* **What you should do**: Return each line holding the string "this".
─── Extracted information ───
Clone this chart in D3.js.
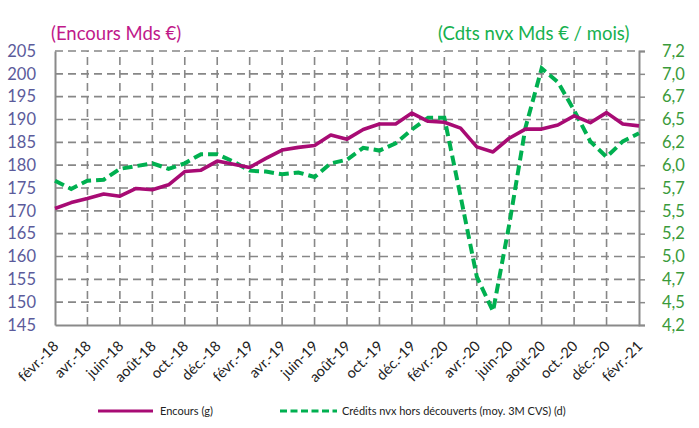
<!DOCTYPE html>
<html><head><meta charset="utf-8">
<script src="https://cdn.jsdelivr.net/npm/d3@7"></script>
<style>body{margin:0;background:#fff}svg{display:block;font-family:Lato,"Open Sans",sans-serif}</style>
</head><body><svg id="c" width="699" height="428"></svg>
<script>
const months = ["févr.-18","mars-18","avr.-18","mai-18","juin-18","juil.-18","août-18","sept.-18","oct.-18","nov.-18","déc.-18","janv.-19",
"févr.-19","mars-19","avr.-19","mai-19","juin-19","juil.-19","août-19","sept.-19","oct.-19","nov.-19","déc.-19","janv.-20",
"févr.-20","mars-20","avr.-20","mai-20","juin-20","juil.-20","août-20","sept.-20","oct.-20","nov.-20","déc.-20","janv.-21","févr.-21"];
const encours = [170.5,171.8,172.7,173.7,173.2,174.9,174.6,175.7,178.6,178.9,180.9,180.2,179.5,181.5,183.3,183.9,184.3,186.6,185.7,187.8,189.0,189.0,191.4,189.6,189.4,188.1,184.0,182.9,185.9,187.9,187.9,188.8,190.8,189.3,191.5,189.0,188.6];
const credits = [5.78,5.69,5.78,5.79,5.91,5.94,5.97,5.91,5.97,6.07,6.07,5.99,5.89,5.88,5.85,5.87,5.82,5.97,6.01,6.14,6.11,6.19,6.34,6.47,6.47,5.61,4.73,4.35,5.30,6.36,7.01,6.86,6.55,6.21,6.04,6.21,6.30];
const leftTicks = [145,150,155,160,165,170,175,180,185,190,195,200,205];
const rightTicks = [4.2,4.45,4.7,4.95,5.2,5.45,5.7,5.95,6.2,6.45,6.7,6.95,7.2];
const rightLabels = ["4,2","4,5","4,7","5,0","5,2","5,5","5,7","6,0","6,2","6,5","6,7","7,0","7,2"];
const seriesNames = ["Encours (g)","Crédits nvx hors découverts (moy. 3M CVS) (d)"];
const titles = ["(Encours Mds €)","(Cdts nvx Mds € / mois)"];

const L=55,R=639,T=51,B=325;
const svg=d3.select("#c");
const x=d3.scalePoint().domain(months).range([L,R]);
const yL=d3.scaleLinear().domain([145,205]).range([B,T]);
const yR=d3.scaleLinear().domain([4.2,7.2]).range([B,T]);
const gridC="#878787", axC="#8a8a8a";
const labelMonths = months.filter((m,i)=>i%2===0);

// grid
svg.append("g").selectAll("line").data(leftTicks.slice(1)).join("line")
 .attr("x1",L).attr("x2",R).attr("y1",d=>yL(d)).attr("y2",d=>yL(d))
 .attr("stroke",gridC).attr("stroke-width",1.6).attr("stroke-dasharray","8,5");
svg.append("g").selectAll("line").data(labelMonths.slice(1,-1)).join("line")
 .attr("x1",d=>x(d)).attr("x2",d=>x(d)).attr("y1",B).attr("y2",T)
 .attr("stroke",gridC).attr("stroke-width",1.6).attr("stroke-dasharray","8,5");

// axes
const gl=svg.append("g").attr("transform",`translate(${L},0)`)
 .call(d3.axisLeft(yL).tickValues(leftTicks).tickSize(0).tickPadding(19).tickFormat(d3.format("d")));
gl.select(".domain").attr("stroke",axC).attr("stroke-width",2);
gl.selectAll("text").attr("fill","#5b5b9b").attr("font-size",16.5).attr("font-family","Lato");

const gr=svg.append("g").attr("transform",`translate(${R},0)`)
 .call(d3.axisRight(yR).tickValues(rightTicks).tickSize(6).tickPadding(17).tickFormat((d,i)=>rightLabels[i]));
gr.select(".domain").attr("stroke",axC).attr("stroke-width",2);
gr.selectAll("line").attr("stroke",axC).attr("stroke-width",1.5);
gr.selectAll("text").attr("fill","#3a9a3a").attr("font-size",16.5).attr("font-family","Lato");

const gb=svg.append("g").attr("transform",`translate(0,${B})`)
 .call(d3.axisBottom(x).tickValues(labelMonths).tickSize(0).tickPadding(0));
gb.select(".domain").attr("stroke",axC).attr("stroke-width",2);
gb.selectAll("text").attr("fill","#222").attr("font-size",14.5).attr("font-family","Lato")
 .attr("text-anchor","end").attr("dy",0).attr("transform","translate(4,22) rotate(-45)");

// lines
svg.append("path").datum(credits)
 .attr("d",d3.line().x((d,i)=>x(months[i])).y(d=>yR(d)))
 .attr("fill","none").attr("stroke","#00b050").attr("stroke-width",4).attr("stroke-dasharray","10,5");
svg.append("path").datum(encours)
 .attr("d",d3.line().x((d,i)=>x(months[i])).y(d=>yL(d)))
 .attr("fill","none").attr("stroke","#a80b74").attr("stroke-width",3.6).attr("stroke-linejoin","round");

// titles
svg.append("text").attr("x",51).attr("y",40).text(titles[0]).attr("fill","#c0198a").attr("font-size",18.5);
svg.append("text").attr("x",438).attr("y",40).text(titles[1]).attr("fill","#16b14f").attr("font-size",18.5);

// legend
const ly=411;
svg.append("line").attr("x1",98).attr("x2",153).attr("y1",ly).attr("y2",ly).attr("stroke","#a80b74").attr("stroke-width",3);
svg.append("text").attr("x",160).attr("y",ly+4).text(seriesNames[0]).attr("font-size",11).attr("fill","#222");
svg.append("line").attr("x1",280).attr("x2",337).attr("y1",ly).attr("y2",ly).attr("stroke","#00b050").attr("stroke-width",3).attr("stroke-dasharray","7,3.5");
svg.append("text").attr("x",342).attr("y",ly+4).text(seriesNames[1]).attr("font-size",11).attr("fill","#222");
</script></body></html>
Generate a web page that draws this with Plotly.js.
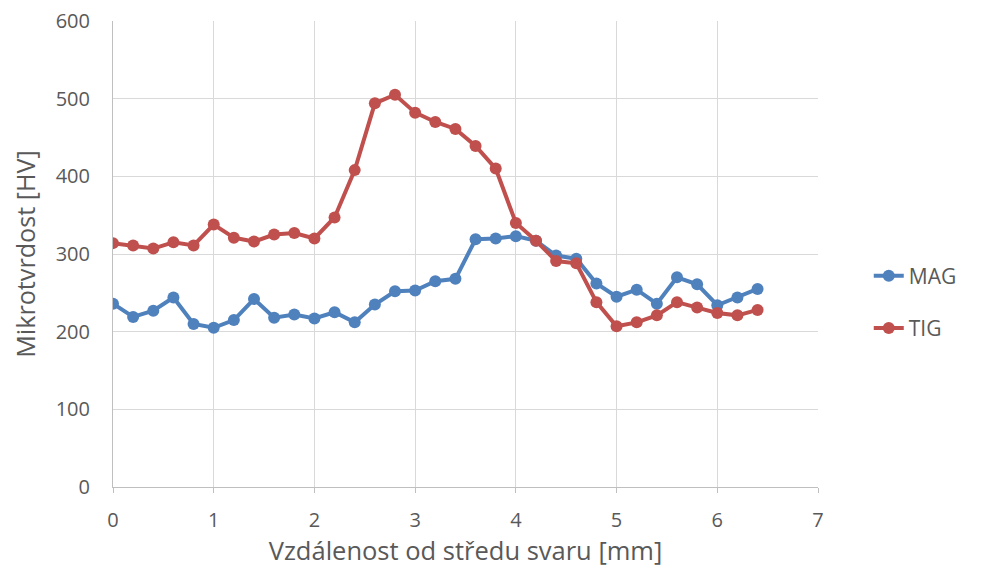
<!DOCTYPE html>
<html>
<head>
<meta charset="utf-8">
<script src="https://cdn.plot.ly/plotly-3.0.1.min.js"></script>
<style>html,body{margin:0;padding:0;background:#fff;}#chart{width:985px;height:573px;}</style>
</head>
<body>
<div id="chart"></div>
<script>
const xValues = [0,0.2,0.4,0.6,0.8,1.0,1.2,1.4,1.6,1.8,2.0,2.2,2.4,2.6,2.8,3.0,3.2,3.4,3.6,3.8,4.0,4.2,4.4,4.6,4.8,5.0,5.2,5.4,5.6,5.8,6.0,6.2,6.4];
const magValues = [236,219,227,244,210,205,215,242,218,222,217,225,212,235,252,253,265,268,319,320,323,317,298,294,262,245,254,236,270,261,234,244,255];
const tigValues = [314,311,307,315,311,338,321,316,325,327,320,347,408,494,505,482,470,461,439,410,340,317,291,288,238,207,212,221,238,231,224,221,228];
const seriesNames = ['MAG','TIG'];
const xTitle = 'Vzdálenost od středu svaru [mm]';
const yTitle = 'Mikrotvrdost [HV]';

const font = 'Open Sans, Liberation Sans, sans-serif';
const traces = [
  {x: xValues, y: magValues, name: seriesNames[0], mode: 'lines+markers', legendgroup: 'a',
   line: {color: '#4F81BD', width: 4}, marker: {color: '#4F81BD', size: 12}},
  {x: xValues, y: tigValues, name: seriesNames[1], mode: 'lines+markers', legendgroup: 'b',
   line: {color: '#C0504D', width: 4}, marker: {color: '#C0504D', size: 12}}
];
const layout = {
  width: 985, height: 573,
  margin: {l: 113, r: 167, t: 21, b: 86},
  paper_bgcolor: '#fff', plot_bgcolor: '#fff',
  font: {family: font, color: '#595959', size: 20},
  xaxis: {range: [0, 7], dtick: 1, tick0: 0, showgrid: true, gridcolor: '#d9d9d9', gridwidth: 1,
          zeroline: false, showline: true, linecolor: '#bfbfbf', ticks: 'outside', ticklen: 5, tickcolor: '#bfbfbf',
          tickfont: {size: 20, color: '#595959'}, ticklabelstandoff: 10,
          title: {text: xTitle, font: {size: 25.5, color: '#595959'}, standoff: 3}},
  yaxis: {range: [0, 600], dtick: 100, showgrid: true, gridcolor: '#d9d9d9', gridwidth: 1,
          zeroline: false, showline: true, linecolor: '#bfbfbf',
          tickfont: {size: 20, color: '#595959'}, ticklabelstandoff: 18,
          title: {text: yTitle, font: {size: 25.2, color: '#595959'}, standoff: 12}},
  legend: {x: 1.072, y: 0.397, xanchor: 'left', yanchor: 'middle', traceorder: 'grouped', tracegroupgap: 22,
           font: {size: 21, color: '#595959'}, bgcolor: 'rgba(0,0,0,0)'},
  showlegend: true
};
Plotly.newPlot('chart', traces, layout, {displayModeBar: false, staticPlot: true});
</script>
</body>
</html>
───
* **The response**:
Clone this chart in D3.js.
Generate a web page that draws this with Plotly.js.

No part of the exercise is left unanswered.